Risque d’arbitrage réglementaire

Mérici Services Financiers admet dans son mémoire qu’on n’assistera pas à une migration de masse des actifs en FCP vers les fonds distincts au lendemain d’une interdiction des FAR. Le passage de l’un à l’autre se fera plutôt graduellement – les nouveaux dépôts et les rééquilibrages se feraient dans d’autres produits que les fonds communs – et sera difficile à mesurer, selon le mémoire.

«Ce n’est donc pas immédiatement un mur que frapperont les courtiers en épargne collective qui offrent des services au marché de masse, peut-on lire dans le mémoire de Mérici. L’analogie à utiliser est plutôt une saignée ou une asphyxie qui prendra plusieurs années avant de montrer toute son étendue.»

Abondant dans le même sens que les conseillers qu’il a sondés, Mérici rappelle que, pour les «clients du marché de masse qui n’investissent que quelques milliers de dollars, la rentabilité, du point de vue du conseiller, ne sera tout simplement pas au rendez-vous s’il lui est impossible de percevoir une commission à la vente».

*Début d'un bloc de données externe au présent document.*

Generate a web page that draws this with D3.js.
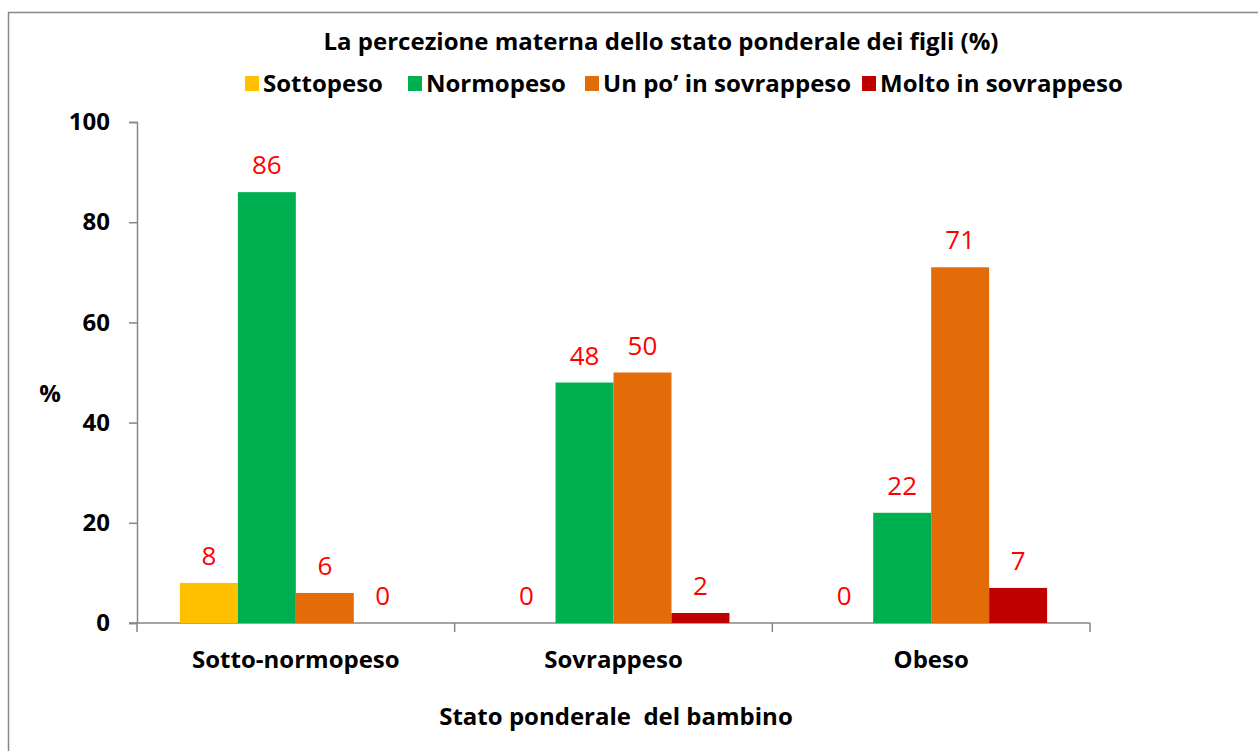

Le courtier ajoute au passage qu’il est d’avis que «la création de la richesse collective passe forcément par l’amélioration de la situation des ménages du marché de masse» et que ce n’est pas «en investissant exclusivement dans des produits bancaires garantis ou dans des produits d’investissement plus coûteux que nous y parviendrons».